The entry fee for Indian tourists is ₹40 and for foreign tourists, it is ₹600. The site does not charge any money for photography but for filming inside you have to pay a nominal fee of ₹25.

Facts and tips about Humayun's Tomb

  • Humayun's Tomb is the first architecture to use red sandstone on an immense scale and the first garden-based tomb in the Indian subcontinent.

  • In 1611, an English merchant visited Humayun's Tomb and documented the interior decoration of the mausoleum which contrasts with the empty chambers of the tomb in the present day. He documented that the cenotaph was covered by a white shamiana and there were rich carpets and copies of the Quran along with the king's sword, turban and shoes beside it.

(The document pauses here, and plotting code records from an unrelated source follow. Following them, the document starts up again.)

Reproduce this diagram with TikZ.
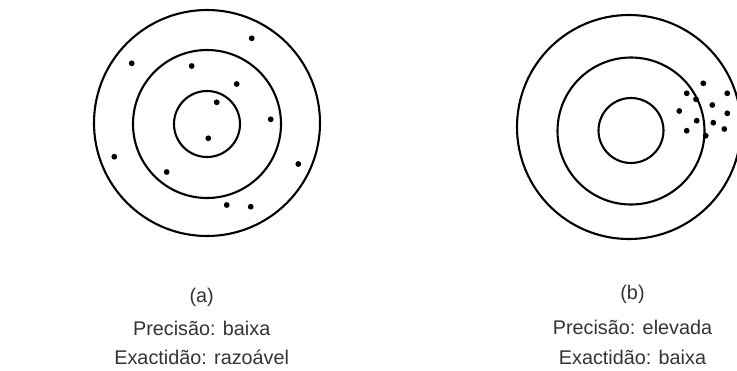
\documentclass[tikz,border=0pt]{standalone}
\usepackage{fontspec}
\setmainfont{Liberation Sans}

\begin{document}
\begin{tikzpicture}[x=1pt, y=-1pt]
        \useasboundingbox (0,0) rectangle (737,370);
        \clip (0,0) rectangle (737,370);
        \tikzset{ring/.style={circle, draw, line width=2.1pt, inner sep=0pt},
                 caption/.style={font=\fontsize{19.8}{23}\selectfont, text=black!80}}

        % Draw target (a)
        \node[ring, minimum size=226pt] (a1) at (207,123) {};
        \node[ring, minimum size=148pt] (a2) at (207,124) {};
        \node[ring, minimum size=66pt] (a3) at (207,124) {};

        % Draw target (b)
        \node[ring, minimum size=224pt] (b1) at (629,127) {};
        \node[ring, minimum size=147pt] (b2) at (631,131) {};
        \node[ring, minimum size=65pt] (b3) at (631,130.5) {};

        % Draw hits
        \foreach \x/\y in {251.7/38.3, 131.7/63.3, 191.7/66, 236.7/84, 216.7/102.3, 270.7/119.3,
                           208.3/138.3, 114.3/156.7, 298.3/164, 166.7/172, 226.7/205, 250.7/206.7}
            \fill (\x,\y) circle (2.9);
        \foreach \x/\y in {703.3/83.3, 686.7/93.3, 727.3/93.3, 696/99.3, 712.3/105, 679.3/111,
                           727.3/113.3, 696.7/120.7, 713.3/122.7, 686.7/130.7, 724.3/129, 705.7/135.7}
            \fill (\x,\y) circle (2.9);

        % Labels
        \node[caption] (la) at (201.7,297) {(a)};
        \node[caption] (pa) at (201.7,328.5) {Precisão: baixa};
        \node[caption] (ea) at (201.7,357.5) {Exactidão: razoável};
        \node[caption] (lb) at (632.5,294) {(b)};
        \node[caption] (pb) at (632.5,327) {Precisão: elevada};
        \node[caption] (eb) at (632.5,357) {Exactidão: baixa};
    \end{tikzpicture}
\end{document}
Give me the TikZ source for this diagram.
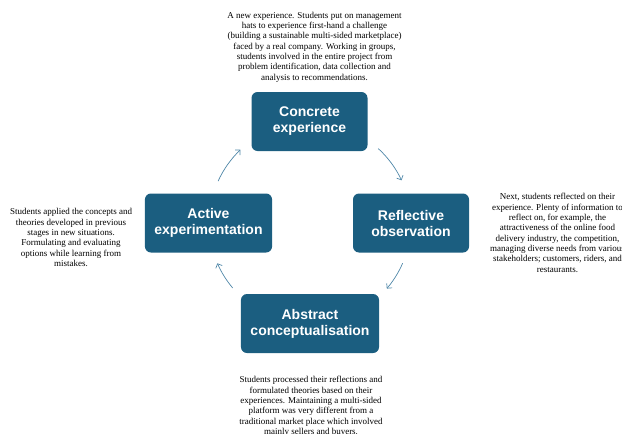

  • You can spot the gravestones of Humayun's wives, Bega Begum and Hamida Begum, in the complex.

  • The crowd during the week can be avoided by visiting the place either early in the mornings or the late afternoons while the weekends attract a lot of visitors.

How to reach Humayun's Tomb

Humayun's Tomb is located near the India Gate, about 10 minutes by car from Connaught Place. It is also reached in 10 minutes from the Lotus Temple. The Red Fort and Jama Masjid are a 20-minute drive from Humayun's Tomb.

Other attractions near Humayun's Tomb

  • Connaught Place - 5.6 km
  • Lotus Temple - 5.8 km
  • Jama Masjid - 7.0 km
  • Red Fort (Lal Qila) - 7.5 km
  • Qutb Minar - 13 km

FAQs about Humayun's Tomb

1. How many tombs are there other than the tomb of Humayun?

The place is also known as ‘the dormitory of the Mughals’ as it houses 150 more tombs of Humayun.

2. Can aged people or those with knee problems visit Humayun's Tomb, Delhi?

Yes, aged people and those who can’t walk can visit the tomb. However, to see the main cenotaph you have to climb stairs.

3. Is it necessary to hire a guide?

No, it is not necessary to hire a guide as the monuments have plaques that are sufficient for the tour but you can hire one if you want.

4. Are there any good places to eat near the tomb?

Yes, there are a lot of restaurants and cafes near the place. Food items are not allowed inside the historical site.